**What to work on**
Without the pictures, output the lines of the material from the very first through the one that holds "12, 10, 8];".
++++ Given material ++++
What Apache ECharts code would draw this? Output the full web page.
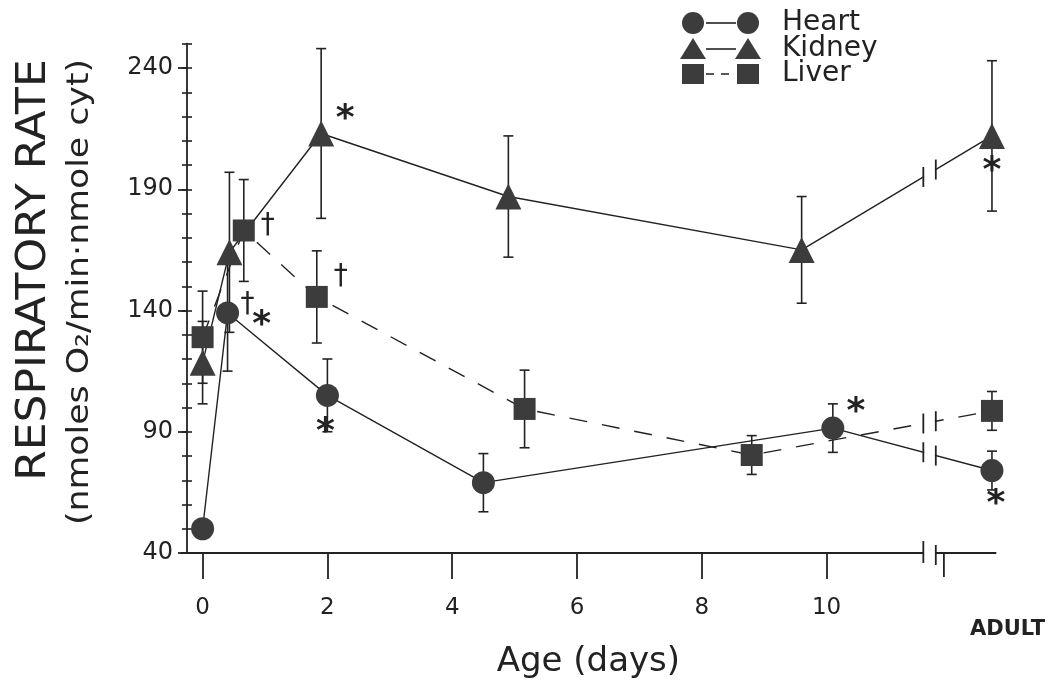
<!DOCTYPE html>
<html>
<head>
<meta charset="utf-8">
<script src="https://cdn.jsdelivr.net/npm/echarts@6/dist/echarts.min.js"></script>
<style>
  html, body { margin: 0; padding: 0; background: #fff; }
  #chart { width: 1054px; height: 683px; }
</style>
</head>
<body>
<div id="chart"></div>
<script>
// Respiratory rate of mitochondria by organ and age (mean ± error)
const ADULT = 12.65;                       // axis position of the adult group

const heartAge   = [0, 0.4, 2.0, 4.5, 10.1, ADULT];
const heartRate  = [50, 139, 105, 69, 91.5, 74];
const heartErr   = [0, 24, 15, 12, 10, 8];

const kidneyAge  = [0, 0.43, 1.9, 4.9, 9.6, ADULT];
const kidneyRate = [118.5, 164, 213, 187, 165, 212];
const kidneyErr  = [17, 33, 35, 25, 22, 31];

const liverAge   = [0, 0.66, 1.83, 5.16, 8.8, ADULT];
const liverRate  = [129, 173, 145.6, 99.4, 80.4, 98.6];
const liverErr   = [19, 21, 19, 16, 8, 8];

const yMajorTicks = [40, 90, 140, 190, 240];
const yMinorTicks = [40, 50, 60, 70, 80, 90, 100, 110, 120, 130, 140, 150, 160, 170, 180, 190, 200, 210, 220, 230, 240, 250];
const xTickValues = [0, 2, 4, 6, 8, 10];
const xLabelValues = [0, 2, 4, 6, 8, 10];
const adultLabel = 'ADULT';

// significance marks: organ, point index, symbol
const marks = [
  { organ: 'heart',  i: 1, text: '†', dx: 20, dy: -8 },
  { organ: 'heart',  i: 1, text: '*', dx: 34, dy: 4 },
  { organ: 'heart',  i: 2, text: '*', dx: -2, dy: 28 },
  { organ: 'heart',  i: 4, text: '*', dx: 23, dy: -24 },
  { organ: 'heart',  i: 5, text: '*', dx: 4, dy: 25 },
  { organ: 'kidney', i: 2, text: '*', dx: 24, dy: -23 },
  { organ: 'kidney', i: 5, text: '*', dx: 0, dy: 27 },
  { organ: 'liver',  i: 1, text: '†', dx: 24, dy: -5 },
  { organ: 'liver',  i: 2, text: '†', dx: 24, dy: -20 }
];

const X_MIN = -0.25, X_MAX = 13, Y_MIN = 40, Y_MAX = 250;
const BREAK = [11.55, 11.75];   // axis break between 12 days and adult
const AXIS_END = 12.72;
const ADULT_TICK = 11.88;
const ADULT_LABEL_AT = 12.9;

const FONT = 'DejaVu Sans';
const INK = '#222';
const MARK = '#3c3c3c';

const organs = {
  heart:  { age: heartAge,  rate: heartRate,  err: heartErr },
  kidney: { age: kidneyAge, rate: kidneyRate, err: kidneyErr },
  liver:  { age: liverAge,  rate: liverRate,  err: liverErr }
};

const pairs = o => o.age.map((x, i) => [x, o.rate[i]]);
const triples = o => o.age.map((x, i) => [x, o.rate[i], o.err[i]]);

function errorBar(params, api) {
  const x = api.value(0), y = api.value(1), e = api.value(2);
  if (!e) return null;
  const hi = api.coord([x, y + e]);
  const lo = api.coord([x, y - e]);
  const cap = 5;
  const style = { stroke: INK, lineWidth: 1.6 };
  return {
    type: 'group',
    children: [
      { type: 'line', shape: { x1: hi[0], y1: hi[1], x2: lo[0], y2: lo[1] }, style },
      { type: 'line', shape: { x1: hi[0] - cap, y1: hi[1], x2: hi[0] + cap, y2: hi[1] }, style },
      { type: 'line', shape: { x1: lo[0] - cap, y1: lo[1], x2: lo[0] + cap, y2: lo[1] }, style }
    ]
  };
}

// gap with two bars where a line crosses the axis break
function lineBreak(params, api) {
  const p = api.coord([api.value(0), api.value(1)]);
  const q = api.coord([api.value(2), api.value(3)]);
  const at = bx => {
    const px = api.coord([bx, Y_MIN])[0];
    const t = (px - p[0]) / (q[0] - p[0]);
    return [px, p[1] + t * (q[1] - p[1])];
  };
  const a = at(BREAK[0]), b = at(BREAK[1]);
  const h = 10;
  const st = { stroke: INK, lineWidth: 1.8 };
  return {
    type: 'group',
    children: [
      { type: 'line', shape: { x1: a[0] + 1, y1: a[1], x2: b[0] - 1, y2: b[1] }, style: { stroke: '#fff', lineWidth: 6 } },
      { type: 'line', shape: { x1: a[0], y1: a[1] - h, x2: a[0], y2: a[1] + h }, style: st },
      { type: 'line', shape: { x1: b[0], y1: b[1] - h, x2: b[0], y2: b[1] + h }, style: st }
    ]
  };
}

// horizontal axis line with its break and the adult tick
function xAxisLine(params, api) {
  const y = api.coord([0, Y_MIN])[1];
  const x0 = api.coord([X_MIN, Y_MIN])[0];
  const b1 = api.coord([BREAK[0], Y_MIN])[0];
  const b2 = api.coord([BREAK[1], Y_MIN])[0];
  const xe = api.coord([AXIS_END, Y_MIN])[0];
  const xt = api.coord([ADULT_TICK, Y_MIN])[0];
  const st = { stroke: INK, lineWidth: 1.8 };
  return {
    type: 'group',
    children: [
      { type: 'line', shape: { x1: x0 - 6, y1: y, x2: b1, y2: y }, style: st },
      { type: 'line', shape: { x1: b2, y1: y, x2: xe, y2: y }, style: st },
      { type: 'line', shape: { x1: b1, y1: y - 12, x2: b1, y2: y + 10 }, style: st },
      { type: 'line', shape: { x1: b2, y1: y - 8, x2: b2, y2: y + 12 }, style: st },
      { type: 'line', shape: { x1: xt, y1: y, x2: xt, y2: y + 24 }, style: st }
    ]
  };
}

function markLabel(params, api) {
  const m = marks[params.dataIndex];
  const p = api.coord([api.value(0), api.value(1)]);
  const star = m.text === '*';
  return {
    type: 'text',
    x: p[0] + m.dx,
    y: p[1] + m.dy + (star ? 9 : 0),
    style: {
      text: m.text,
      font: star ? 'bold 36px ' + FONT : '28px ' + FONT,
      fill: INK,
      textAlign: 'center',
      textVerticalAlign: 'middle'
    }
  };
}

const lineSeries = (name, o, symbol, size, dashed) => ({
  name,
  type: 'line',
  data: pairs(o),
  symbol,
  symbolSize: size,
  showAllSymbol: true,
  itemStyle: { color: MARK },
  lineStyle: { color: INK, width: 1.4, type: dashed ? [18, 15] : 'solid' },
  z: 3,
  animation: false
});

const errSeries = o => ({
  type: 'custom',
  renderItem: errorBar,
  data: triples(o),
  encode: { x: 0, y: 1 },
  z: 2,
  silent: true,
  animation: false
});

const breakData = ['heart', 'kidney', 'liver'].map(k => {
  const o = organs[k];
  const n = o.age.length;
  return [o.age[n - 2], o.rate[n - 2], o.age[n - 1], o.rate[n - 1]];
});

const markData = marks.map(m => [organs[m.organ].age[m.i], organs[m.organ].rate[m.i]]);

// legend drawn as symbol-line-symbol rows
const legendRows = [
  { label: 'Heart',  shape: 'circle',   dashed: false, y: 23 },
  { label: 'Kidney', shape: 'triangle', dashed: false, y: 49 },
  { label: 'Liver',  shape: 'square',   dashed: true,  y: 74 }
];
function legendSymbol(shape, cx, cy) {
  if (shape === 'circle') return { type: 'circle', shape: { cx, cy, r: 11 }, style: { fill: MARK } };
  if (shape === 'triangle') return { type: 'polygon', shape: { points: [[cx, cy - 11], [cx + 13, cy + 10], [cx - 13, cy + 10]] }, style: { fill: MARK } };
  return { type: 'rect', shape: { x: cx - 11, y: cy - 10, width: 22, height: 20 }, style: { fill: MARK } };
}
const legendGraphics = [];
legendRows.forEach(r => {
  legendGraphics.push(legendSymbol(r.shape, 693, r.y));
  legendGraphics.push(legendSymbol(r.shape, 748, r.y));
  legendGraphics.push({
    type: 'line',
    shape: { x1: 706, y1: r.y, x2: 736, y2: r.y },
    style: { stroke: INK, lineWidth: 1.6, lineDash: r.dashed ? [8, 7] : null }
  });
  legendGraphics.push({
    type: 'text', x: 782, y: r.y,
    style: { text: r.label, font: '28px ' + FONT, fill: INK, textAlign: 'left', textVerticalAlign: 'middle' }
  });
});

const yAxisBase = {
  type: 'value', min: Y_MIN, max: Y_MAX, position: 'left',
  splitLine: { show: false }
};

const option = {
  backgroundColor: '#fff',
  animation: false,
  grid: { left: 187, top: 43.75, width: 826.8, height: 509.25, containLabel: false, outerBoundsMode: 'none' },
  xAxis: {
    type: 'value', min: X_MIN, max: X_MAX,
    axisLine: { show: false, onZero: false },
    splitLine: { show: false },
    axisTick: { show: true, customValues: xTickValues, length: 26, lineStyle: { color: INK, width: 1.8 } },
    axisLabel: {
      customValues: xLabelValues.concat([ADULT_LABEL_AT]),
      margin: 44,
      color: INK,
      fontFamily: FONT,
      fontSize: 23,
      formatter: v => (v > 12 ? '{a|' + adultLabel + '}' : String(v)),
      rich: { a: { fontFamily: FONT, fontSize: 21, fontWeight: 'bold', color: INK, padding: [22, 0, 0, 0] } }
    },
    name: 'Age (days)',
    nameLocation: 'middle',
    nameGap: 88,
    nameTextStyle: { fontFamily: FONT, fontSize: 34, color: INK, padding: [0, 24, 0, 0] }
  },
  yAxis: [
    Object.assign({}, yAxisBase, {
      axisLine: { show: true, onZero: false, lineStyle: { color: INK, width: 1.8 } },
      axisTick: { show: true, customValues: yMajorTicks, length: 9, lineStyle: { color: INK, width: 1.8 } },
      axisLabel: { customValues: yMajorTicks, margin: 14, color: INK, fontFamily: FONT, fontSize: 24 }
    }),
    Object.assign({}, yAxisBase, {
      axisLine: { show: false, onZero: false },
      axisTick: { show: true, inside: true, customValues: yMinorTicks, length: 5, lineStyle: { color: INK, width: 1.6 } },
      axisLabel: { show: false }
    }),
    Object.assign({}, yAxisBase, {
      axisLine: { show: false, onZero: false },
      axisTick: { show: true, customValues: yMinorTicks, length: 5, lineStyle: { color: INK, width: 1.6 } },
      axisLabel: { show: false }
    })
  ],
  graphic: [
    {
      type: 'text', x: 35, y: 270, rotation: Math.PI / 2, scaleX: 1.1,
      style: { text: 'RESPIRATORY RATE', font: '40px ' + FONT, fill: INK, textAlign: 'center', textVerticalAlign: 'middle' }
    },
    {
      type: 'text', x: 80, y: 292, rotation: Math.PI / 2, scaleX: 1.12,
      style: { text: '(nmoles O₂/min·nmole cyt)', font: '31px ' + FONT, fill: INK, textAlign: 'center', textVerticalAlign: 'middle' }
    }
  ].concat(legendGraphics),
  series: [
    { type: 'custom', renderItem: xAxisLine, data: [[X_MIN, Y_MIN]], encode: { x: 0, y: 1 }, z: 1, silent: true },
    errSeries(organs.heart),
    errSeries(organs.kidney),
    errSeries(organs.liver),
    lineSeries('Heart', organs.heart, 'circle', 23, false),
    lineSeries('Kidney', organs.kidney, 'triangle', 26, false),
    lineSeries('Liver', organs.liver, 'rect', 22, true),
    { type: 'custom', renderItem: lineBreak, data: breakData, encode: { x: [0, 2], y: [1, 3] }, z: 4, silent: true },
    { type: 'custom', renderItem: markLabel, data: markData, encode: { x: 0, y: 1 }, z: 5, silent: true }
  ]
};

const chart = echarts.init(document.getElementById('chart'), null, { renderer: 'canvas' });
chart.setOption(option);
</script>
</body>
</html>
++++
**Output below**
What Apache ECharts code would draw this? Output the full web page.
<!DOCTYPE html>
<html>
<head>
<meta charset="utf-8">
<script src="https://cdn.jsdelivr.net/npm/echarts@6/dist/echarts.min.js"></script>
<style>
  html, body { margin: 0; padding: 0; background: #fff; }
  #chart { width: 1054px; height: 683px; }
</style>
</head>
<body>
<div id="chart"></div>
<script>
// Respiratory rate of mitochondria by organ and age (mean ± error)
const ADULT = 12.65;                       // axis position of the adult group

const heartAge   = [0, 0.4, 2.0, 4.5, 10.1, ADULT];
const heartRate  = [50, 139, 105, 69, 91.5, 74];
const heartErr   = [0, 24, 15, 12, 10, 8];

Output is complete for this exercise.